We were met by Monserrat who gave us a tour of their wet mill, where they ferment the coffee then dry the microlots on patios and the other coffees in guardiolas. They also have another unique machine to dry coffee – which I can only describe as a Ferris Wheel which is used to dry some selected lots.
They have 30 producers who they certify to supply coffee for microlots, requirements for this certification include a guarantee from the farmer that they will always supply 100% red cherries and that their farm is in a location which is ideal for good quality coffee production. Each microlot they produce is a careful blend of cherry from up to three farms which have similar locations and conditions.
Moving on to their El Cedral Farm which is owned by Coope Dota and used to plant new coffee varietals to see how well they grow, test out new fertilisers before rolling them out to their members, and at 1900 masl the farm still had plenty of coffee left on the trees to harvest.
While we were there we got to pick some of the cherry, we each managed about half a cajuela (or basket) each in about 45 minutes – 30kg in total. We then had a traditional packed lunch sitting amongst the coffee trees.

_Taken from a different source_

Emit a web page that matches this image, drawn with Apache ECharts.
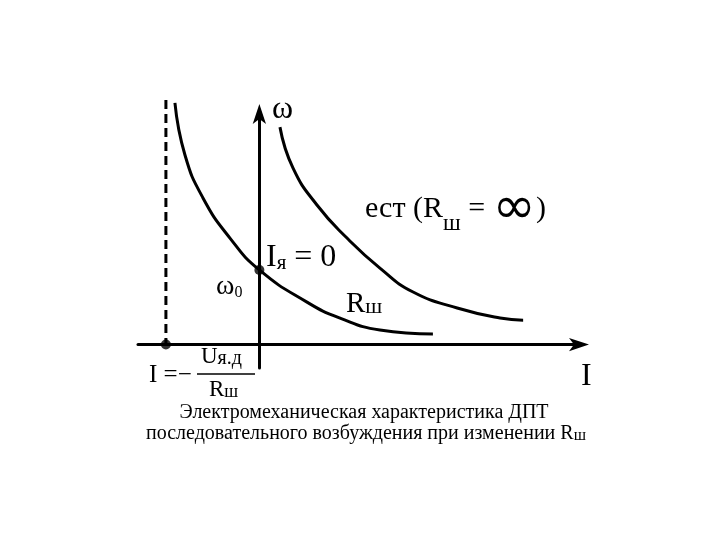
<!DOCTYPE html>
<html><head><meta charset="utf-8">
<script src="https://cdn.jsdelivr.net/npm/echarts@6/dist/echarts.min.js"></script>
<style>html,body{margin:0;padding:0;background:#fff}#c{width:720px;height:540px}</style>
</head><body><div id="c"></div>
<script>
// Curve with shunt resistor Rш
const rshX = [-2.087, -1.839, -1.394, -0.727, 0.00, 1.177, 1.993, 2.98, 4.29];
const rshY = [10.30, 8.08, 6.25, 4.54, 3.18, 1.81, 1.13, 0.62, 0.45];
// Natural characteristic (Rш = ∞)
const estX = [0.509, 0.83, 1.424, 2.166, 2.98, 3.80, 4.89, 5.95, 6.52];
const estY = [9.27, 7.53, 5.95, 4.54, 3.26, 2.24, 1.56, 1.13, 1.04];
// Dashed asymptote I = -Uя.д/Rш
const dashX = [-2.31, -2.31];
const dashY = [10.43, 0];
// Marked points
const ptX = [-2.31, 0];
const ptY = [0, 3.18];
const titleLines = ['Электромеханическая характеристика ДПТ', 'последовательного возбуждения при изменении Rш'];

const zip = (a, b) => a.map((v, i) => [v, b[i]]);
const serif = '"Liberation Serif", "DejaVu Serif", serif';
const chart = echarts.init(document.getElementById('c'));
const axisCommon = {
  type: 'value',
  axisLine: { show: true, onZero: true, symbol: ['none', 'arrow'], symbolSize: [10, 20], symbolOffset: [0, 6],
    lineStyle: { color: '#000', width: 3 } },
  axisTick: { show: false }, axisLabel: { show: false }, splitLine: { show: false }
};
function txt(text, x, y, size, rich, align) {
  return { type: 'text', x: x, y: y, style: { text: text, font: size + 'px ' + serif, fill: '#000',
    align: align || 'left', verticalAlign: 'middle', rich: rich || {} } };
}
const sub = (s) => ({ fontFamily: serif, fontSize: s, verticalAlign: 'bottom', fill: '#000' });
const big = (s) => ({ fontFamily: '"DejaVu Sans", sans-serif', fontSize: s, fill: '#000' });
const curveStyle = { type: 'line', smooth: 0.5, showSymbol: false, clip: false,
  lineStyle: { color: '#000', width: 3 } };
chart.setOption({
  backgroundColor: '#fff',
  animation: false,
  grid: { left: 138, right: 137, top: 110, bottom: 172 },
  xAxis: Object.assign({}, axisCommon, { min: -3, max: 8 }),
  yAxis: Object.assign({}, axisCommon, { min: -1, max: 10 }),
  series: [
    Object.assign({}, curveStyle, { data: zip(rshX, rshY) }),
    Object.assign({}, curveStyle, { data: zip(estX, estY) }),
    { type: 'line', data: zip(dashX, dashY), showSymbol: false, clip: false,
      lineStyle: { color: '#000', width: 3, type: [9, 5] } },
    { type: 'scatter', data: zip(ptX, ptY), symbolSize: 10, itemStyle: { color: '#000' }, clip: false }
  ],
  graphic: [
    txt('ω', 272, 110, 32),
    txt('ест (R{s|ш} = {i|∞})', 365, 209, 30, { s: sub(23), i: big(52) }),
    txt('I{s|я} = 0', 266, 258, 32, { s: sub(21) }),
    txt('ω{s|0}', 216, 287, 28, { s: sub(16) }),
    txt('R{s|ш}', 346, 304, 29, { s: sub(22) }),
    txt('I =−', 149, 375, 25),
    { type: 'line', shape: { x1: 197, y1: 374, x2: 255, y2: 374 }, style: { stroke: '#000', lineWidth: 1.5 } },
    txt('U{s|я.д}', 201, 357, 23, { s: sub(20) }),
    txt('R{s|ш}', 209, 390, 23, { s: sub(18) }),
    txt('I', 581, 377, 32),
    txt(titleLines[0], 364, 413, 20, null, 'center'),
    txt(titleLines[1].replace('Rш', 'R{s|ш}'), 366, 434, 20, { s: sub(16) }, 'center')
  ]
});
</script></body></html>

Then it was off to their cupping lab to taste some delicious coffees.
On our final morning at Dota, we visited their Barista school, which they teach roasting theory and the practical skills needed to make the perfect latte. Courses can be tailored to suit the needs of the pupils and can last a day, a week etc. The school is an important way to encourage the younger generation to stay within their communities, as many want to move to the cities, by teaching them other skills needed in coffee production they don’t just assume the only jobs available are picking coffee.
On the same site they also have their roastery which they roast for the Costa Rican market, we had a tour around the floor whilst they were roasting and packing up the coffee into bags – which were soon to undergo a re-brand into more beautiful and simple to pack packaging.
Then after a final presentation in the Coope Dota café over coffee and cake we made our way back to San Jose to catch flights and say our farewells.
It was wonderful to catch up with cooperatives who we have been working with for so many years and see first-hand their projects developing and hearing their ideas for the future.
On a personal note it was also very apparent to me that the coffee cooperatives are at the center of their communities, providing not just jobs but services like the grocery shops and gas stations I mentioned above. I also saw how ICafe regulations make coffee production fair for each person, all the cooperatives we visited adhered to the same rules and regulations and everyone understood what was expected of them. This being my first trip to origin I also left with a much better understanding of not only the way coffee is physically produced but I got an insight into the lives and challenges faced by producers in Costa Rica.